** DATA EXTRACT **
- - - - - - -

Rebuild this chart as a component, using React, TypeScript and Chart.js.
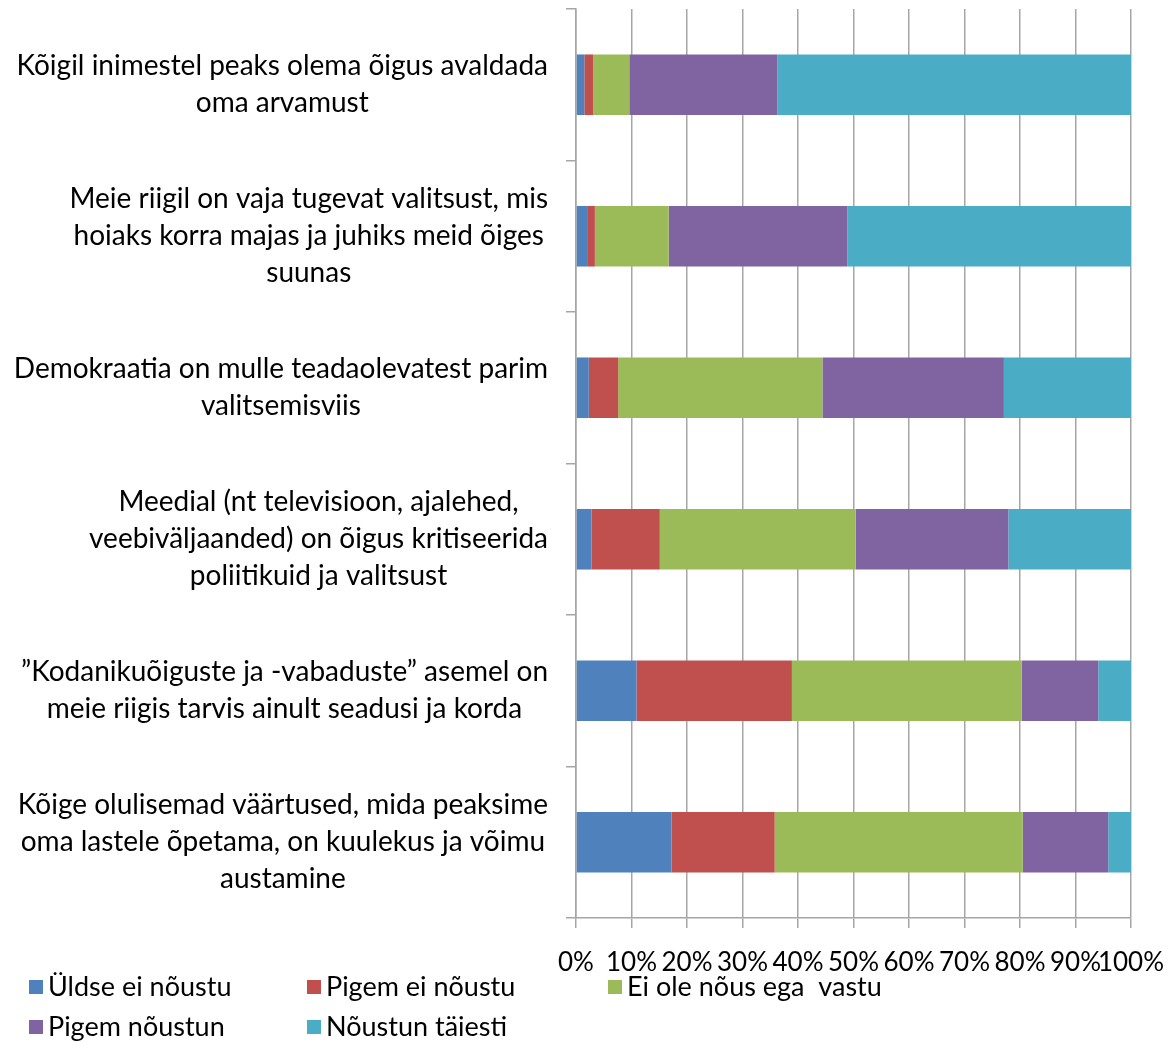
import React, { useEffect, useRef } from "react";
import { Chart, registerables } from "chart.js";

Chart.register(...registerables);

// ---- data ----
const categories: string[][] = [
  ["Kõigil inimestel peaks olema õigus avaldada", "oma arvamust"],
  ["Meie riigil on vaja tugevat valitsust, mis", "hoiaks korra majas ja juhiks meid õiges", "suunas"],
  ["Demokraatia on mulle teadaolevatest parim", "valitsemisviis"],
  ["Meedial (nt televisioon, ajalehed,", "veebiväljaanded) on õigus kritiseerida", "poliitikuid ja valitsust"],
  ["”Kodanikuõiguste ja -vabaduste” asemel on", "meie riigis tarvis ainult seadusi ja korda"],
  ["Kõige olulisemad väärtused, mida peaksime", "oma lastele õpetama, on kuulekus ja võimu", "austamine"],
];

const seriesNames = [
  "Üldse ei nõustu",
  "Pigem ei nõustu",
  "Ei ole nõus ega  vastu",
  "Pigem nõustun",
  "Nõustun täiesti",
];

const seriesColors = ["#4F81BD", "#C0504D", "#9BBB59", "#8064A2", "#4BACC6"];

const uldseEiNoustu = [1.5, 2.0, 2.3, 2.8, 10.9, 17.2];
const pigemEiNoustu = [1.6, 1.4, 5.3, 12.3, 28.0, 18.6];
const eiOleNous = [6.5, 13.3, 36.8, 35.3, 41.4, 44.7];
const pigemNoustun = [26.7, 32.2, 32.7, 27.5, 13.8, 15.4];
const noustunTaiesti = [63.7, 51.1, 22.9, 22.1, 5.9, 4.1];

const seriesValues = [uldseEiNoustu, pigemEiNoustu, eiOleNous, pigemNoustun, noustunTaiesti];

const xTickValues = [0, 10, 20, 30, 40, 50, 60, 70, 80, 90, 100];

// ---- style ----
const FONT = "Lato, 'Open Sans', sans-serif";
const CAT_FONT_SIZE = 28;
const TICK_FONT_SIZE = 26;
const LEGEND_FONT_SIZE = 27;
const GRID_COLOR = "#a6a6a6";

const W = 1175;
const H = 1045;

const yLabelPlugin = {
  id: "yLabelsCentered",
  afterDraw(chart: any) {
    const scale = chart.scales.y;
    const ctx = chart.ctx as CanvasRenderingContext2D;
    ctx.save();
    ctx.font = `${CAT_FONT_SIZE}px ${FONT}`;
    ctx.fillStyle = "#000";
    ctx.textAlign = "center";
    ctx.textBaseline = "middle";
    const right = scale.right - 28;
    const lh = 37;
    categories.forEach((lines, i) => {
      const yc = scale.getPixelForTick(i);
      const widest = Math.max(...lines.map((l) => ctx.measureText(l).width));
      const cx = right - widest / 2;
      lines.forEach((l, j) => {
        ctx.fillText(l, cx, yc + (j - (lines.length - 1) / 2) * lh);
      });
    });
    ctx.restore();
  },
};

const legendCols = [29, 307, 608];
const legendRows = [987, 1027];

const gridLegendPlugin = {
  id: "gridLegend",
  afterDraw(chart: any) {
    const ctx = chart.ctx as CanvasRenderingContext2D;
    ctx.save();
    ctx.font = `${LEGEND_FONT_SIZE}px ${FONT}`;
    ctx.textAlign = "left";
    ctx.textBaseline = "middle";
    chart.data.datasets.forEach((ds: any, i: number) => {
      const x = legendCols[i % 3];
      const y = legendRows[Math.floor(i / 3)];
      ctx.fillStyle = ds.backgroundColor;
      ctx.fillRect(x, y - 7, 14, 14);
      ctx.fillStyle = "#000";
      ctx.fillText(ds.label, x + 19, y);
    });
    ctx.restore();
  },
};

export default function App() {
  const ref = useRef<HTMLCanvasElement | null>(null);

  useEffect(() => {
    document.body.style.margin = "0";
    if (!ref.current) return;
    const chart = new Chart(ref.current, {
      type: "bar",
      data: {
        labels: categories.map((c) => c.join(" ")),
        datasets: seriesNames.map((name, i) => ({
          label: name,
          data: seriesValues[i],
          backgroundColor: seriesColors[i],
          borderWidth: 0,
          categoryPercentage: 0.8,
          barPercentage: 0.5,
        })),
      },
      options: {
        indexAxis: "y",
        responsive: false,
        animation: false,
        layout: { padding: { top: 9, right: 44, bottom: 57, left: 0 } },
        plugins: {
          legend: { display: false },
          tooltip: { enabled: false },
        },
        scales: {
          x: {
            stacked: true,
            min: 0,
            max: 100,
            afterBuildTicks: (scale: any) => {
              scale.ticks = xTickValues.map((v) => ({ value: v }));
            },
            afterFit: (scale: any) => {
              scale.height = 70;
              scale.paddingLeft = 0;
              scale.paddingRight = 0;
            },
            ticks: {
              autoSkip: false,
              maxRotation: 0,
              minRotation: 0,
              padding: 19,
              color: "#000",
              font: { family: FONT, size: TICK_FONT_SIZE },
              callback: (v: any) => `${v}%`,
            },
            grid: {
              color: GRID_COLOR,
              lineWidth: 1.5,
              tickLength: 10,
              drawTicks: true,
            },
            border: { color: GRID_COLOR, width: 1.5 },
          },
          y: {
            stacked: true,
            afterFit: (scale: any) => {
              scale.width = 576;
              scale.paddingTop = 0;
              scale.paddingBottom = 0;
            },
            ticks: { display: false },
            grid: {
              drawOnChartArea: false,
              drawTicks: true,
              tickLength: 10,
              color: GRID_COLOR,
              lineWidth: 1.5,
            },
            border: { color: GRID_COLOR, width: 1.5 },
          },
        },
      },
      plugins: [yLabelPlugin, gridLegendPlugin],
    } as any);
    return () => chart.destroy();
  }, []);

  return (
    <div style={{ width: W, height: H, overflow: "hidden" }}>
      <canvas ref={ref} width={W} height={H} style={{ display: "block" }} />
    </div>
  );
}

- - - - - - -

Leave out the pictures and repeat the lines from the start of the material through the line with "Chart.register(...registerables);", inclusive.

Rebuild this chart as a component, using React, TypeScript and Chart.js.
import React, { useEffect, useRef } from "react";
import { Chart, registerables } from "chart.js";

Chart.register(...registerables);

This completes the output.